Mathematical modeling
Stochastic processes in forwards
The simplest model assumes the underlying asset follows geometric Brownian motion (GBM), where log-returns are normally distributed with constant drift and volatility. This underpins the standard forward pricing formula.
More sophisticated models address GBM's limitations:
- Jump-diffusion processes add sudden price jumps to capture market shocks or earnings surprises.
- Mean-reversion models are used for commodities and interest rates, where prices tend to revert to a long-run equilibrium rather than drifting indefinitely.
- Stochastic volatility models allow volatility itself to change randomly over time, better capturing real market behavior.
- Multi-factor models incorporate several risk drivers simultaneously (price, interest rates, volatility).
- Lévy processes model heavy-tailed distributions and extreme events that GBM underestimates.

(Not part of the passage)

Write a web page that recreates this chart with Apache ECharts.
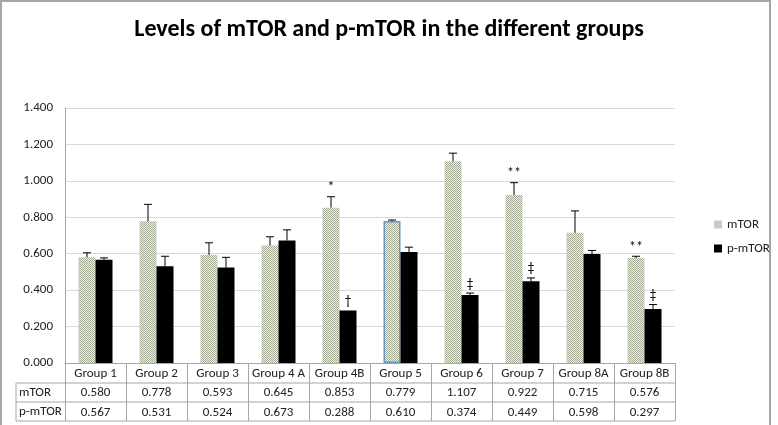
<!DOCTYPE html>
<html><head><meta charset="utf-8">
<script src="https://cdn.jsdelivr.net/npm/echarts@6/dist/echarts.min.js"></script>
<style>html,body{margin:0;padding:0;background:#fff}#c{width:778px;height:425px}</style>
</head><body><div id="c"></div>
<script>
const categories = ['Group 1','Group 2','Group 3','Group 4 A','Group 4B','Group 5','Group 6','Group 7','Group 8A','Group 8B'];
const mTOR = [0.580,0.778,0.593,0.645,0.853,0.779,1.107,0.922,0.715,0.576];
const pmTOR = [0.567,0.531,0.524,0.673,0.288,0.610,0.374,0.449,0.598,0.297];
const mTORErr = [0.025,0.093,0.067,0.048,0.060,0.006,0.045,0.068,0.120,0.010];
const pmTORErr = [0.010,0.055,0.056,0.058,0,0.026,0.010,0.018,0.020,0.024];
const mTORMarks = ['','','','','*','','','**','','**'];
const pmTORMarks = ['','','','','†','','‡','‡','','‡'];
const rowHeaders = ['mTOR','p-mTOR'];

const FONT = 'Carlito, "Liberation Sans Narrow", "Open Sans", sans-serif';

function hatch(){
  const c=document.createElement('canvas');c.width=c.height=2;
  const g=c.getContext('2d');
  g.fillStyle='#eef0e7';g.fillRect(0,0,2,2);
  g.fillStyle='#a3ab94';
  g.fillRect(0,0,1,1);g.fillRect(1,1,1,1);
  return c;
}
const hatchFill={image:hatch(),repeat:'repeat'};

const BW=17;
function errSeries(name, vals, errs, marks, offset){
  return {
    type:'custom', name:name+' err', silent:true, z:5,
    data: vals.map((v,i)=>[i,v,errs[i]]),
    encode:{x:0,y:1},
    renderItem:(params,api)=>{
      const i=api.value(0), v=api.value(1), e=api.value(2);
      const mark=marks[i];
      const base=api.coord([i,v]);
      const top=api.coord([i,v+e]);
      const x=base[0]+offset;
      const children=[];
      if(e>0){
        children.push({type:'line',shape:{x1:x,y1:base[1],x2:x,y2:top[1]},style:{stroke:'#000',lineWidth:1}});
        children.push({type:'line',shape:{x1:x-4,y1:top[1],x2:x+4,y2:top[1]},style:{stroke:'#000',lineWidth:1}});
      }
      if(mark){
        children.push({type:'text',style:{text:mark,x:x,y:top[1]-2,align:'center',verticalAlign:'bottom',fill:'#000',font:'14px '+FONT}});
      }
      return {type:'group',children};
    }
  };
}

const chart=echarts.init(document.getElementById('c'));
chart.setOption({
  animation:false,
  textStyle:{fontFamily:FONT},
  title:{text:'Levels of mTOR and p-mTOR in the different groups',left:'center',top:13,
    textStyle:{fontSize:24,fontWeight:'bold',color:'#000',fontFamily:FONT}},
  legend:{orient:'vertical',left:709,top:213,itemWidth:8,itemHeight:8,itemGap:11,
    textStyle:{fontSize:13,color:'#222',fontFamily:FONT},
    data:[{name:'mTOR',icon:'rect'},{name:'p-mTOR',icon:'rect'}]},
  grid:{left:65,right:103,top:108,bottom:62},
  xAxis:{type:'category',data:categories,
    axisLine:{lineStyle:{color:'#a6a6a6'}},
    axisTick:{show:true,length:58,interval:0,lineStyle:{color:'#a6a6a6'}},
    axisLabel:{interval:0,margin:1,lineHeight:19.3,fontSize:13,color:'#222',fontFamily:FONT,
      formatter:(v,i)=>v+'\n'+mTOR[i].toFixed(3)+'\n'+pmTOR[i].toFixed(3)}},
  yAxis:{type:'value',min:0,max:1.4,interval:0.2,
    axisLine:{show:true,lineStyle:{color:'#a6a6a6'}},axisTick:{show:false},
    splitLine:{lineStyle:{color:'#d9d9d9'}},
    axisLabel:{formatter:v=>v.toFixed(3),fontSize:13,color:'#222',margin:12,fontFamily:FONT}},
  series:[
    {type:'bar',name:'mTOR',barWidth:BW,barGap:'0%',
      itemStyle:{color:hatchFill},
      data:mTOR.map((v,i)=>i===5?{value:v,itemStyle:{borderColor:'#6b97c6',borderWidth:1.5}}:v)},
    {type:'bar',name:'p-mTOR',barWidth:BW,barGap:'0%',itemStyle:{color:'#000'},data:pmTOR},
    errSeries('mTOR',mTOR,mTORErr,mTORMarks,-BW/2),
    errSeries('p-mTOR',pmTOR,pmTORErr,pmTORMarks,BW/2)
  ],
  graphic:[
    {type:'rect',shape:{x:1,y:1,width:769,height:432},style:{fill:'none',stroke:'#a6a6a6',lineWidth:2},silent:true},
    {type:'line',shape:{x1:16,y1:383,x2:675,y2:383},style:{stroke:'#a6a6a6',lineWidth:1}},
    {type:'line',shape:{x1:16,y1:402,x2:675,y2:402},style:{stroke:'#a6a6a6',lineWidth:1}},
    {type:'line',shape:{x1:16,y1:421,x2:675,y2:421},style:{stroke:'#a6a6a6',lineWidth:1}},
    {type:'line',shape:{x1:16,y1:383,x2:16,y2:421},style:{stroke:'#a6a6a6',lineWidth:1}},
    {type:'text',style:{text:rowHeaders[0],x:19,y:392.5,verticalAlign:'middle',fill:'#222',font:'13px '+FONT}},
    {type:'text',style:{text:rowHeaders[1],x:19,y:411.5,verticalAlign:'middle',fill:'#222',font:'13px '+FONT}}
  ]
});
</script></body></html>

- Cointegration models capture long-term equilibrium relationships between related assets, useful for spread trading.
Monte Carlo simulation techniques
When closed-form solutions aren't available, Monte Carlo simulation provides a flexible numerical approach.
- Generate price paths: Simulate thousands (or millions) of possible future price trajectories for the underlying asset using the chosen stochastic model.
- Calculate payoffs: For each simulated path, compute the forward contract's payoff at maturity.
- Discount and average: Discount payoffs back to the present at the risk-free rate, then take the average across all paths. This average is the estimated contract value.
Monte Carlo is particularly valuable for:
- Valuing contracts with path-dependent features or embedded options
- Stress testing and scenario analysis
- Calculating risk measures like Value at Risk (VaR) and Expected Shortfall (ES)
- Simulating correlated movements across multiple assets
Variance reduction techniques (antithetic variates, control variates) and quasi-Monte Carlo methods improve convergence speed and estimation precision, reducing the number of simulations needed for accurate results.